Mariya Ohurtsova

Personal information
- Full name: Mariya Ohurtsova
- National team: Ukraine
- Born: 4 January 1983 (age 43) Zaporizhia, Ukrainian SSR, Soviet Union
- Height: 1.73 m (5 ft 8 in)
- Weight: 56 kg (123 lb)

Sport
- Sport: Swimming
- Strokes: Butterfly
- Club: Ukraïna Zaporizhzhia

= Mariya Ohurtsova =

Ukrainian swimmer (born 1983)

Mariya Ohurtsova (Марія Огурцова; born 4 January 1983 in Zaporizhia) is a Ukrainian former swimmer, who specialized in sprint butterfly events. She represented Ukraine, as a 17-year-old, at the 2000 Summer Olympics, and also trained for the Ukraïna Zaporizhzhia swim team during her sporting career.

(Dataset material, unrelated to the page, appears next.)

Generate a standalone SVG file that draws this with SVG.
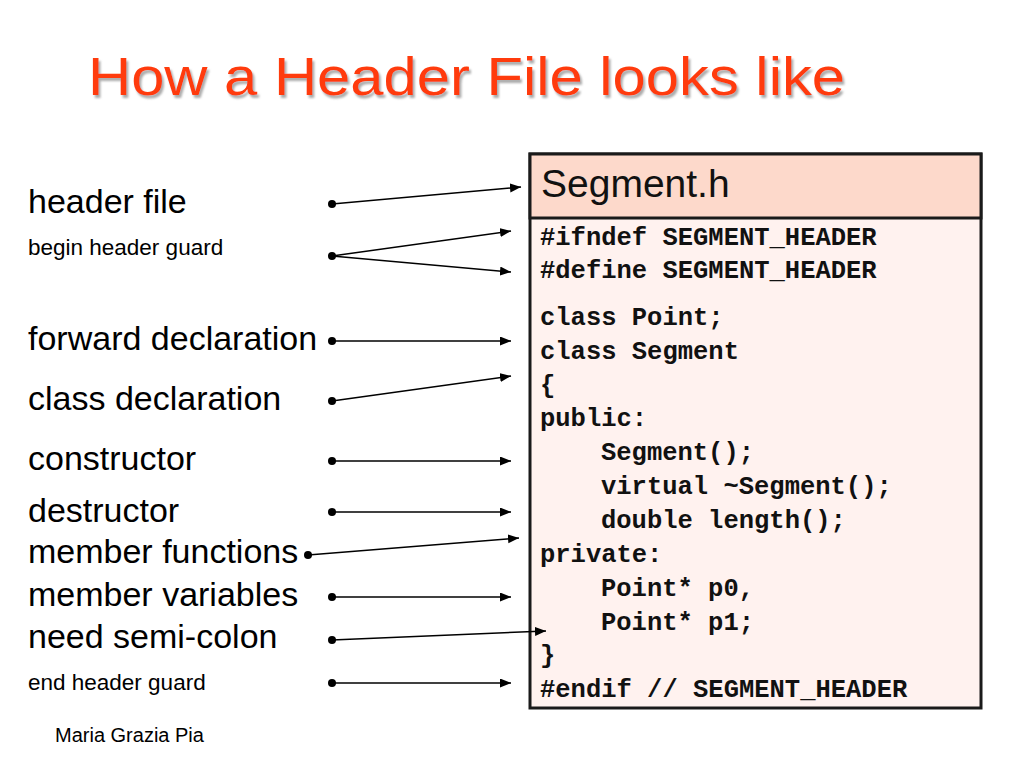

Ohurtsova competed only in the women's 100 m butterfly at the 2000 Summer Olympics in Sydney. She achieved a FINA B-cut of 1:02.23 from the Ukrainian National Championships in Kyiv. She challenged seven other swimmers in heat three, including Thailand's three-time Olympian Praphalsai Minpraphal. Coming from fifth at the final turn, Ohurtsova faded down the stretch to pick up a sixth place in 1:03.00, almost a full second below her entry standard. Ohurtsova failed to advance into the semifinals, as she placed thirty-eighth overall on the first day of prelims.